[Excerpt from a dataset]

====

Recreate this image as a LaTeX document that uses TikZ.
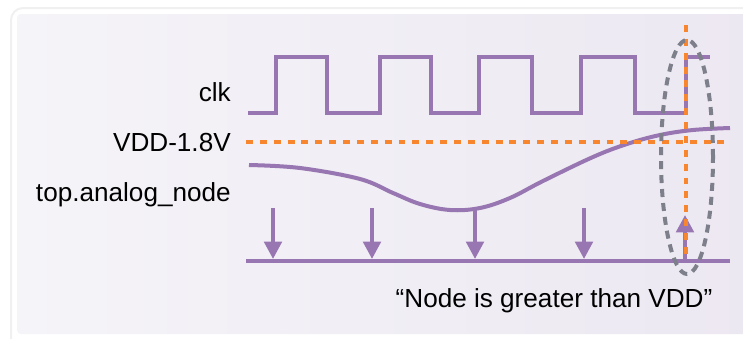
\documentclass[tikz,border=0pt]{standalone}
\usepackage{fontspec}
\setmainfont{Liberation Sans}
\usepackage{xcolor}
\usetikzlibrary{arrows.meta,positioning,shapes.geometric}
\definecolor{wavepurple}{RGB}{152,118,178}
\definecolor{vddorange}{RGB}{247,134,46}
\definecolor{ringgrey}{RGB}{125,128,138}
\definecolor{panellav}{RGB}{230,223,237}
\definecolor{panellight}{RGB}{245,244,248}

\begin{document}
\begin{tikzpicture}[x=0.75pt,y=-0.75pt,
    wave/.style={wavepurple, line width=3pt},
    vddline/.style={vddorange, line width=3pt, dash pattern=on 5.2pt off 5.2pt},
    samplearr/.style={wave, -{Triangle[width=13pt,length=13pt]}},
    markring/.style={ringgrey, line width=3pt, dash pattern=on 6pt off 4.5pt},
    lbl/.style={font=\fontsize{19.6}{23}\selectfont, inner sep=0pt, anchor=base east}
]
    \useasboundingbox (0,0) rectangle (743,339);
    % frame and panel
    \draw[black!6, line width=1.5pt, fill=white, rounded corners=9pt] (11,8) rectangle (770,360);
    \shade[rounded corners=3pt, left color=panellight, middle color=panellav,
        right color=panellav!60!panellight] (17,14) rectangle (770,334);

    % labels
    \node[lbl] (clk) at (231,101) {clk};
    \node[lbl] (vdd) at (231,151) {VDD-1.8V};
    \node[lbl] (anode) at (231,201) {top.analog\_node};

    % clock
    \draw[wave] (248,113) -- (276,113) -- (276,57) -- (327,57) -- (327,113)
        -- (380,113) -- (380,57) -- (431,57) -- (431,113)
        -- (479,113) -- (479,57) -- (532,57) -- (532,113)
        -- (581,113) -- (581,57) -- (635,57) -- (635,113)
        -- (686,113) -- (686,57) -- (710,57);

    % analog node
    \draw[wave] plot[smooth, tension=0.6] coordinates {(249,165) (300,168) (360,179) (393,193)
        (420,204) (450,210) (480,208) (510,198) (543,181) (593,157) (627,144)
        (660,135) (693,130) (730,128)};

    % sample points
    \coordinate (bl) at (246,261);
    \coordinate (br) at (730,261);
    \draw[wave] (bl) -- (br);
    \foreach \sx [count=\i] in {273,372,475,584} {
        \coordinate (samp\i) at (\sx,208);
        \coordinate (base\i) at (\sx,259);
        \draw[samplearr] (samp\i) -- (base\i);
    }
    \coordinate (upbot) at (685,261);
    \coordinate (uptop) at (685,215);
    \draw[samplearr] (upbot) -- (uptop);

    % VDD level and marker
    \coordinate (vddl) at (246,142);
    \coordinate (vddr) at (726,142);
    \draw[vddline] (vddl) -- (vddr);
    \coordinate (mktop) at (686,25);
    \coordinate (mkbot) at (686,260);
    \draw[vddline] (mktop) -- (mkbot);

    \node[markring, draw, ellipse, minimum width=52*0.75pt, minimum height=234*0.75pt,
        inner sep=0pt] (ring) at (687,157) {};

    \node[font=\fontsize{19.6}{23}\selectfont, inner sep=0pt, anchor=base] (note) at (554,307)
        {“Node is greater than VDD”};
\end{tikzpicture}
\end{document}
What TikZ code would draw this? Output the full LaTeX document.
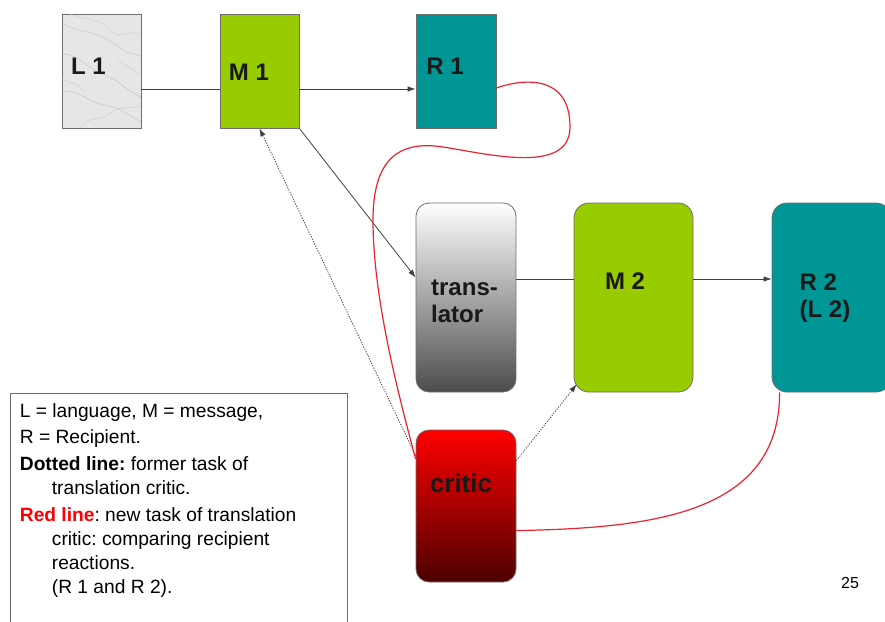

====

INSTRUCTION
Pick out and copy the lines of the material that include the word "draw".

WRITTEN REPLY
    \draw[black!6, line width=1.5pt, fill=white, rounded corners=9pt] (11,8) rectangle (770,360);
    \draw[wave] (248,113) -- (276,113) -- (276,57) -- (327,57) -- (327,113)
    \draw[wave] plot[smooth, tension=0.6] coordinates {(249,165) (300,168) (360,179) (393,193)
    \draw[wave] (bl) -- (br);
        \draw[samplearr] (samp\i) -- (base\i);
    \draw[samplearr] (upbot) -- (uptop);
    \draw[vddline] (vddl) -- (vddr);
    \draw[vddline] (mktop) -- (mkbot);
    \node[markring, draw, ellipse, minimum width=52*0.75pt, minimum height=234*0.75pt,
What TikZ code would draw this? Output the full LaTeX document.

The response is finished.